== Data extract ==
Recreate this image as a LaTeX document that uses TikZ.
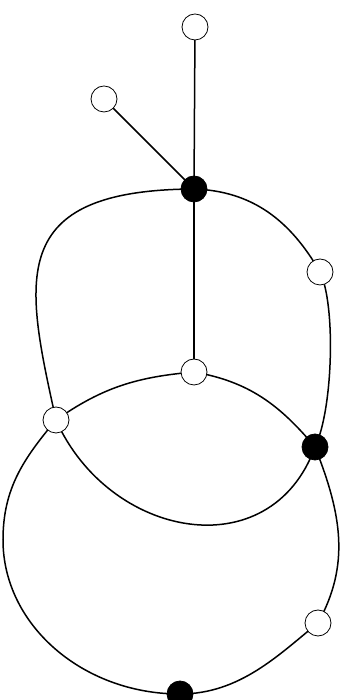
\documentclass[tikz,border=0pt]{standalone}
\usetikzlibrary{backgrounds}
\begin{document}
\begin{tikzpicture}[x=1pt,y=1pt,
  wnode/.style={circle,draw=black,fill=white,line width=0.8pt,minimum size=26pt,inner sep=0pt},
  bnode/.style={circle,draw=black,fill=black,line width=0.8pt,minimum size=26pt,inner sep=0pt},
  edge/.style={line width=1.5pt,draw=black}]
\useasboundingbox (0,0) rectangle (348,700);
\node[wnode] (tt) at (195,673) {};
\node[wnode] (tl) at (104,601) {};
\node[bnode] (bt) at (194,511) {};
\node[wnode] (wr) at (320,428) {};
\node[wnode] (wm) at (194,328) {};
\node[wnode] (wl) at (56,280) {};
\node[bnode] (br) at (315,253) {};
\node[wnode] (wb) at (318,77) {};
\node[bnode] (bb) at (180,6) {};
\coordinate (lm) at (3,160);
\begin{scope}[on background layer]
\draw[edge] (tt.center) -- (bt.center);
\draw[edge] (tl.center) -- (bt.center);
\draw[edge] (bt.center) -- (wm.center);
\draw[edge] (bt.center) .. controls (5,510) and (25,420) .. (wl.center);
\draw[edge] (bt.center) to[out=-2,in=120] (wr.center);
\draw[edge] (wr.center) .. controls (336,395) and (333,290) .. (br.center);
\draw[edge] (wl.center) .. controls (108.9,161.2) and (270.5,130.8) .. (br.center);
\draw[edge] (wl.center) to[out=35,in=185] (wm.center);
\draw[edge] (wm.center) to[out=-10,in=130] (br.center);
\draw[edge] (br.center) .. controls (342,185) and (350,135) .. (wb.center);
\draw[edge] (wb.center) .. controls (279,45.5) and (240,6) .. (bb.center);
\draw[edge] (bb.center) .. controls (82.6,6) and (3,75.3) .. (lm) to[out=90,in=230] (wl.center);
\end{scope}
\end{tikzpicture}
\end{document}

== Given instruction ==
All of the material above is to be copied exactly, except for its images.

== Correct response ==
Recreate this image as a LaTeX document that uses TikZ.
\documentclass[tikz,border=0pt]{standalone}
\usetikzlibrary{backgrounds}
\begin{document}
\begin{tikzpicture}[x=1pt,y=1pt,
  wnode/.style={circle,draw=black,fill=white,line width=0.8pt,minimum size=26pt,inner sep=0pt},
  bnode/.style={circle,draw=black,fill=black,line width=0.8pt,minimum size=26pt,inner sep=0pt},
  edge/.style={line width=1.5pt,draw=black}]
\useasboundingbox (0,0) rectangle (348,700);
\node[wnode] (tt) at (195,673) {};
\node[wnode] (tl) at (104,601) {};
\node[bnode] (bt) at (194,511) {};
\node[wnode] (wr) at (320,428) {};
\node[wnode] (wm) at (194,328) {};
\node[wnode] (wl) at (56,280) {};
\node[bnode] (br) at (315,253) {};
\node[wnode] (wb) at (318,77) {};
\node[bnode] (bb) at (180,6) {};
\coordinate (lm) at (3,160);
\begin{scope}[on background layer]
\draw[edge] (tt.center) -- (bt.center);
\draw[edge] (tl.center) -- (bt.center);
\draw[edge] (bt.center) -- (wm.center);
\draw[edge] (bt.center) .. controls (5,510) and (25,420) .. (wl.center);
\draw[edge] (bt.center) to[out=-2,in=120] (wr.center);
\draw[edge] (wr.center) .. controls (336,395) and (333,290) .. (br.center);
\draw[edge] (wl.center) .. controls (108.9,161.2) and (270.5,130.8) .. (br.center);
\draw[edge] (wl.center) to[out=35,in=185] (wm.center);
\draw[edge] (wm.center) to[out=-10,in=130] (br.center);
\draw[edge] (br.center) .. controls (342,185) and (350,135) .. (wb.center);
\draw[edge] (wb.center) .. controls (279,45.5) and (240,6) .. (bb.center);
\draw[edge] (bb.center) .. controls (82.6,6) and (3,75.3) .. (lm) to[out=90,in=230] (wl.center);
\end{scope}
\end{tikzpicture}
\end{document}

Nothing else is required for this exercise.